-- START ITEMS --

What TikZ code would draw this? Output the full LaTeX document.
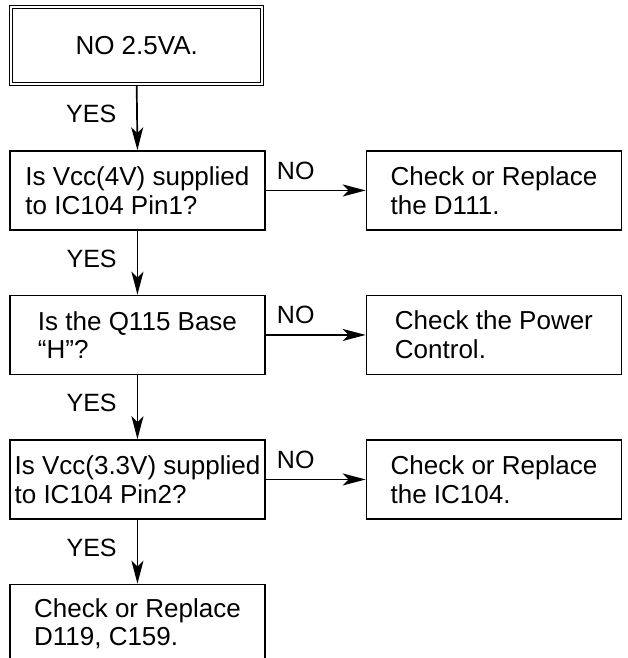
\documentclass[tikz,border=0pt]{standalone}
\usepackage{fontspec}
\setmainfont{Liberation Sans}
\usetikzlibrary{matrix,arrows.meta}

\begin{document}
\begin{tikzpicture}[
    x=1pt, y=1pt,
    every node/.style={font=\fontsize{26}{28.5}\selectfont},
    box/.style={draw, line width=1.5pt, minimum width=255pt, minimum height=79pt,
        align=left, inner sep=0pt},
    topbox/.style={draw, double, double distance=1.8pt, line width=1.1pt, align=center,
        minimum width=251pt, minimum height=77pt, outer sep=2pt},
    flow/.style={line width=1.7pt, -{Stealth[length=23pt,width=12pt,inset=6pt]}},
    tag/.style={font=\fontsize{25}{28}\selectfont, inner sep=0pt}]
    \useasboundingbox (0,0) rectangle (627,-658);
    \clip (0,0) rectangle (627,-658);

    \matrix (m) [anchor=north west, inner sep=0pt,
        column sep=100pt, row sep=64pt
    ] at (9,-5)
    {
        \node[topbox] (top) {NO 2.5VA.};                          & \\
        \node[box] (q1) {Is Vcc(4V) supplied\\to IC104 Pin1?};    & \node[box] (r1) {Check or Replace\\the D111.}; \\
        \node[box] (q2) {Is the Q115 Base\\“H”?};                 & \node[box] (r2) {Check the Power\\Control.}; \\
        \node[box] (q3) {Is Vcc(3.3V) supplied\\to IC104 Pin2?};  & \node[box] (r3) {Check or Replace\\the IC104.}; \\
        \node[box] (fix) {Check or Replace\\D119, C159.};         & \\
    };

    % YES branches
    \draw[flow] (top.south) -- node[tag, left=20pt, yshift=4pt] {YES} (q1.north);
    \draw[flow] (q1.south) -- node[tag, left=20pt, yshift=4pt] {YES} (q2.north);
    \draw[flow] (q2.south) -- node[tag, left=20pt, yshift=4pt] {YES} (q3.north);
    \draw[flow] (q3.south) -- node[tag, left=20pt, yshift=4pt] {YES} (fix.north);

    % NO branches
    \draw[flow] (q1.east) -- node[tag, above=10pt, pos=0.3] {NO} (r1.west);
    \draw[flow] (q2.east) -- node[tag, above=10pt, pos=0.3] {NO} (r2.west);
    \draw[flow] (q3.east) -- node[tag, above=10pt, pos=0.3] {NO} (r3.west);

\end{tikzpicture}
\end{document}
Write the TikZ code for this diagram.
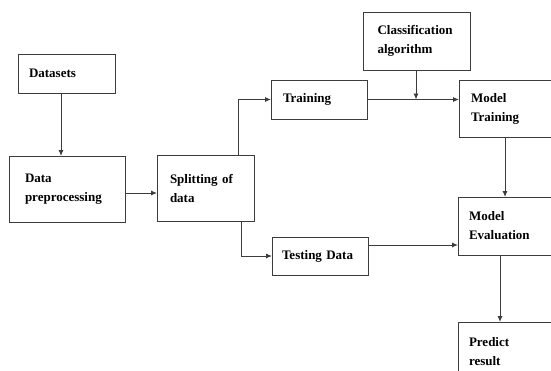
\documentclass[tikz,border=0pt]{standalone}
\usepackage{fontspec}
\setmainfont{Liberation Serif}
\usetikzlibrary{arrows.meta,calc}
\definecolor{linec}{HTML}{3C3C3C}
\begin{document}
\begin{tikzpicture}[x=1pt,y=-1pt,
  box/.style={draw=linec, line width=0.9pt, rectangle, anchor=north west,
    inner ysep=0pt, outer sep=0pt, align=left,
    font=\fontsize{13}{19}\selectfont\bfseries},
  bx/.style n args={4}{minimum width=#1pt, minimum height=#2pt, text width=#3pt, inner xsep=#4pt},
  arr/.style={draw=linec, line width=0.9pt, -{Latex[length=6pt,width=5pt]}}]
\useasboundingbox (0,0) rectangle (551,370);
\clip (0,0) rectangle (551,370);
\node[box, bx={97}{39}{75}{11}] (datasets) at (18,54) {Datasets};
\node[box, bx={116}{66}{84}{16}] (preproc) at (9,156) {Data\\preprocessing};
\node[box, bx={97}{66}{71}{13}] (split) at (157,155) {Splitting of\\data};
\node[box, bx={96}{39}{72}{12}] (training) at (271,80) {Training};
\node[box, bx={107}{58}{78}{14.5}] (class) at (363,12) {Classification\\algorithm};
\node[box, bx={111}{57}{87}{12}] (modeltrain) at (459,80) {Model\\Training};
\node[box, bx={112}{58}{90}{11}] (modeleval) at (458,197) {Model\\Evaluation};
\node[box, bx={96}{38}{76}{10}] (testing) at (272,237) {Testing Data};
\node[box, bx={112}{60}{90}{11}] (predict) at (458,322) {Predict\\result};

\coordinate (a1) at ($(datasets.south west)+(43,0)$);
\draw[arr] (a1) -- (a1 |- preproc.north);
\coordinate (a2) at ($(preproc.north east)+(0,37)$);
\draw[arr] (a2) -- (a2 -| split.west);
\coordinate (a3) at ($(split.north west)+(81,0)$);
\draw[arr] (a3) |- (training.west);
\coordinate (a4) at ($(split.south west)+(84,0)$);
\draw[arr] (a4) |- (testing.west);
\draw[arr] (training.east) -- (training.east -| modeltrain.west);
\coordinate (a5) at ($(class.south west)+(53,0)$);
\draw[arr] (a5) -- (a5 |- training.east);
\coordinate (a6) at ($(modeltrain.south west)+(46,0)$);
\draw[arr] (a6) -- (a6 |- modeleval.north);
\coordinate (a7) at ($(testing.north east)+(0,8)$);
\draw[arr] (a7) -- (a7 -| modeleval.west);
\coordinate (a8) at ($(modeleval.south west)+(42,0)$);
\draw[arr] (a8) -- (a8 |- predict.north);
\end{tikzpicture}
\end{document}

-- END ITEMS --

GOAL
Give back exactly the lines from the one that holds "Write the TikZ code for this diagram." to the one that holds "(predict) at (458,322)", with both ends and without the images.

PROBLEM SOLUTION
Write the TikZ code for this diagram.
\documentclass[tikz,border=0pt]{standalone}
\usepackage{fontspec}
\setmainfont{Liberation Serif}
\usetikzlibrary{arrows.meta,calc}
\definecolor{linec}{HTML}{3C3C3C}
\begin{document}
\begin{tikzpicture}[x=1pt,y=-1pt,
  box/.style={draw=linec, line width=0.9pt, rectangle, anchor=north west,
    inner ysep=0pt, outer sep=0pt, align=left,
    font=\fontsize{13}{19}\selectfont\bfseries},
  bx/.style n args={4}{minimum width=#1pt, minimum height=#2pt, text width=#3pt, inner xsep=#4pt},
  arr/.style={draw=linec, line width=0.9pt, -{Latex[length=6pt,width=5pt]}}]
\useasboundingbox (0,0) rectangle (551,370);
\clip (0,0) rectangle (551,370);
\node[box, bx={97}{39}{75}{11}] (datasets) at (18,54) {Datasets};
\node[box, bx={116}{66}{84}{16}] (preproc) at (9,156) {Data\\preprocessing};
\node[box, bx={97}{66}{71}{13}] (split) at (157,155) {Splitting of\\data};
\node[box, bx={96}{39}{72}{12}] (training) at (271,80) {Training};
\node[box, bx={107}{58}{78}{14.5}] (class) at (363,12) {Classification\\algorithm};
\node[box, bx={111}{57}{87}{12}] (modeltrain) at (459,80) {Model\\Training};
\node[box, bx={112}{58}{90}{11}] (modeleval) at (458,197) {Model\\Evaluation};
\node[box, bx={96}{38}{76}{10}] (testing) at (272,237) {Testing Data};
\node[box, bx={112}{60}{90}{11}] (predict) at (458,322) {Predict\\result};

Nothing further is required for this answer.